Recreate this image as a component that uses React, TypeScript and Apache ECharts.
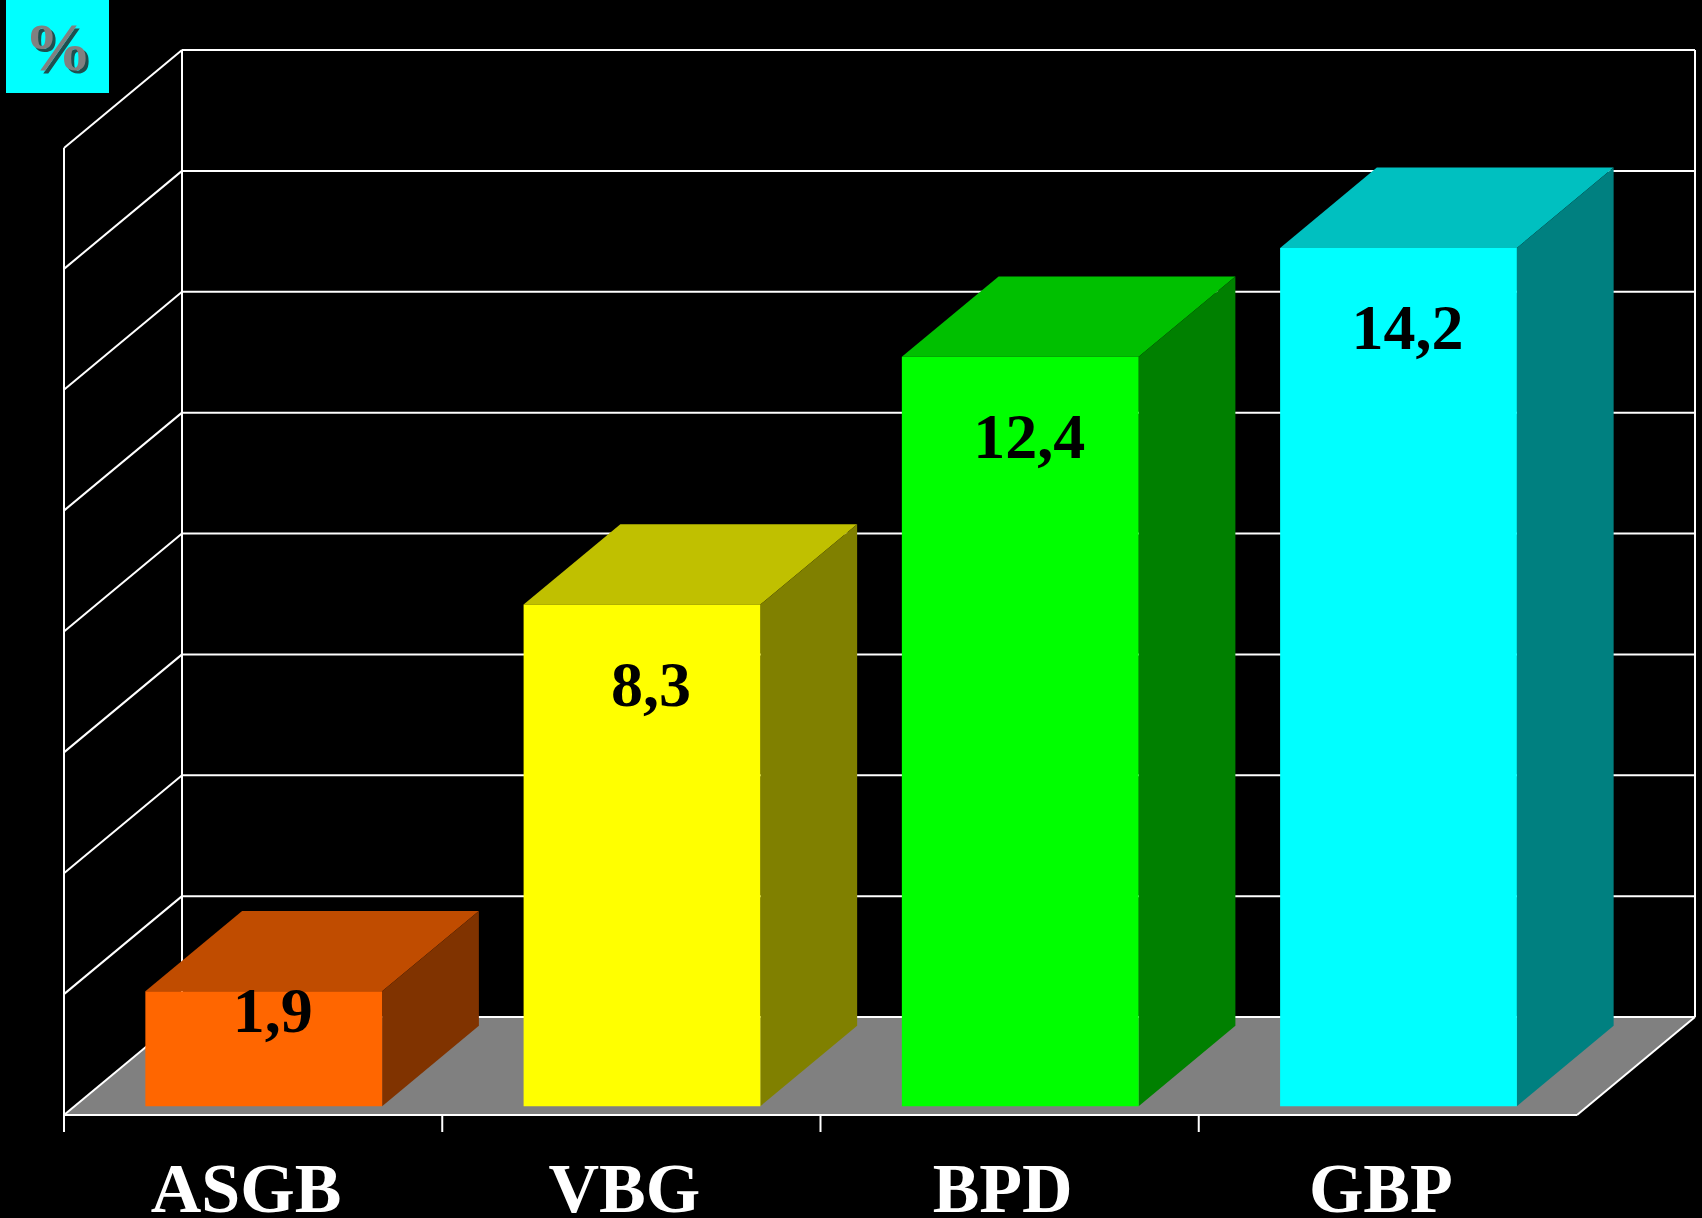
import React, { useEffect, useRef } from 'react';
import * as echarts from 'echarts';

// ---- data ----
const categories = ['ASGB', 'VBG', 'BPD', 'GBP'];
const values = [1.9, 8.3, 12.4, 14.2];
const gridValues = [0, 2, 4, 6, 8, 10, 12, 14, 16];
const frontColors = ['#FF6600', '#FFFF00', '#00FF00', '#00FFFF'];
const topColors = ['#C04C00', '#C0C000', '#00C000', '#00C0C0'];
const sideColors = ['#803300', '#808000', '#008000', '#008080'];
const unitLabel = '%';

// ---- styling constants ----
const DEPTH_X = 118;
const DEPTH_Y = -98;
const BAR_FRONT = 0.09;
const BAR_BACK = 0.91;
const BAR_WIDTH = 0.626;
const LINE = '#FFFFFF';
const LW = 2;
const SERIF = '"Liberation Serif", "Times New Roman", serif';

const fmt = (v: number) => String(v).replace('.', ',');

export default function App() {
  const ref = useRef<HTMLDivElement>(null);

  useEffect(() => {
    if (!ref.current) return;
    const chart = echarts.init(ref.current, undefined, { renderer: 'svg' });
    const lastCat = categories.length - 1;
    const yMax = gridValues[gridValues.length - 1];

    const frameBounds = (api: any) => {
      const band = api.size([1, 0])[0];
      const xl = api.coord([0, 0])[0] - band / 2;
      const xr = api.coord([lastCat, 0])[0] + band / 2;
      const y0 = api.coord([0, 0])[1];
      const yTop = api.coord([0, yMax])[1];
      return { band, xl, xr, y0, yTop };
    };
    const ln = (x1: number, y1: number, x2: number, y2: number) => ({
      type: 'line',
      shape: { x1, y1, x2, y2 },
      style: { stroke: LINE, lineWidth: LW },
    });

    const option: any = {
      animation: false,
      backgroundColor: '#000000',
      grid: { left: 64, right: 125, top: 148, bottom: 103, outerBoundsMode: 'none', containLabel: false },
      xAxis: {
        type: 'category',
        data: categories,
        boundaryGap: true,
        axisLine: { show: false },
        axisTick: { show: false },
        splitLine: { show: false },
        axisLabel: {
          interval: 0,
          color: '#FFFFFF',
          fontFamily: SERIF,
          fontWeight: 'bold',
          fontSize: 70,
          lineHeight: 50,
          margin: 48,
          padding: [0, 14, 0, 0],
        },
      },
      yAxis: {
        type: 'value',
        min: 0,
        max: yMax,
        interval: 2,
        show: false,
        splitLine: { show: false },
      },
      graphic: [
        {
          type: 'rect',
          x: 6,
          y: 0,
          shape: { width: 103, height: 93 },
          style: { fill: '#00FFFF' },
        },
        {
          type: 'text',
          x: 61,
          y: 50,
          style: {
            text: unitLabel,
            fill: '#1F4F4F',
            font: `bold 68px ${SERIF}`,
            align: 'center',
            verticalAlign: 'middle',
          },
        },
        {
          type: 'text',
          x: 58,
          y: 47,
          style: {
            text: unitLabel,
            fill: '#808080',
            font: `bold 68px ${SERIF}`,
            align: 'center',
            verticalAlign: 'middle',
          },
        },
      ],
      series: [
        {
          type: 'custom',
          name: 'floor',
          z: 1,
          silent: true,
          data: [[0, 0]],
          renderItem: (_p: any, api: any) => {
            const { xl, xr, y0 } = frameBounds(api);
            return {
              type: 'polygon',
              shape: {
                points: [
                  [xl, y0],
                  [xr, y0],
                  [xr + DEPTH_X, y0 + DEPTH_Y],
                  [xl + DEPTH_X, y0 + DEPTH_Y],
                ],
              },
              style: { fill: '#808080' },
            };
          },
        },
        {
          type: 'custom',
          name: 'walls',
          z: 2,
          silent: true,
          data: gridValues.map((v) => [0, v]),
          renderItem: (params: any, api: any) => {
            const { xl, xr, y0, yTop } = frameBounds(api);
            const y = api.coord([0, api.value(1)])[1];
            const children: any[] = [
              ln(xl + DEPTH_X, y + DEPTH_Y, xr + DEPTH_X, y + DEPTH_Y),
              ln(xl, y, xl + DEPTH_X, y + DEPTH_Y),
            ];
            if (params.dataIndex === 0) {
              children.push(
                ln(xl, yTop, xl, y0),
                ln(xl + DEPTH_X, yTop + DEPTH_Y, xl + DEPTH_X, y0 + DEPTH_Y),
                ln(xr + DEPTH_X, yTop + DEPTH_Y, xr + DEPTH_X, y0 + DEPTH_Y),
                ln(xl, y0, xr, y0),
                ln(xr, y0, xr + DEPTH_X, y0 + DEPTH_Y)
              );
            }
            return { type: 'group', children };
          },
        },
        {
          type: 'custom',
          name: 'ticks',
          z: 2,
          silent: true,
          data: categories.map((_c, i) => [i, 0]),
          renderItem: (_p: any, api: any) => {
            const band = api.size([1, 0])[0];
            const [cx, y0] = api.coord([api.value(0), 0]);
            const x = cx - band / 2;
            return ln(x, y0, x, y0 + 17);
          },
        },
        {
          type: 'custom',
          name: 'bars',
          z: 3,
          data: values.map((v, i) => [i, v]),
          renderItem: (params: any, api: any) => {
            const i = params.dataIndex;
            const band = api.size([1, 0])[0];
            const [cx, y0] = api.coord([api.value(0), 0]);
            const yv = api.coord([api.value(0), api.value(1)])[1];
            const half = (band * BAR_WIDTH) / 2;
            const fx = BAR_FRONT * DEPTH_X;
            const fy = BAR_FRONT * DEPTH_Y;
            const dx = (BAR_BACK - BAR_FRONT) * DEPTH_X;
            const dy = (BAR_BACK - BAR_FRONT) * DEPTH_Y;
            const left = cx - half + fx;
            const right = cx + half + fx;
            const top = yv + fy;
            const bottom = y0 + fy;
            const h = bottom - top;
            const labelY = top + Math.min(80, h * 0.17);
            return {
              type: 'group',
              children: [
                {
                  type: 'polygon',
                  shape: { points: [[left, top], [right, top], [right + dx, top + dy], [left + dx, top + dy]] },
                  style: { fill: topColors[i] },
                },
                {
                  type: 'polygon',
                  shape: { points: [[right, top], [right + dx, top + dy], [right + dx, bottom + dy], [right, bottom]] },
                  style: { fill: sideColors[i] },
                },
                {
                  type: 'rect',
                  shape: { x: left, y: top, width: right - left, height: h },
                  style: { fill: frontColors[i] },
                },
                {
                  type: 'text',
                  x: cx + fx + 9,
                  y: labelY,
                  style: {
                    text: fmt(api.value(1)),
                    fill: '#000000',
                    font: `bold 64px ${SERIF}`,
                    align: 'center',
                    verticalAlign: 'middle',
                  },
                },
              ],
            };
          },
        },
      ],
    };

    chart.setOption(option);
    return () => chart.dispose();
  }, []);

  return (
    <div
      ref={ref}
      style={{ position: 'fixed', left: 0, top: 0, width: 1702, height: 1218, background: '#000' }}
    />
  );
}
────────────────
Objective – Your answer should be a single number: how many lines of the material contain the word "React".

Solution for this problem – 2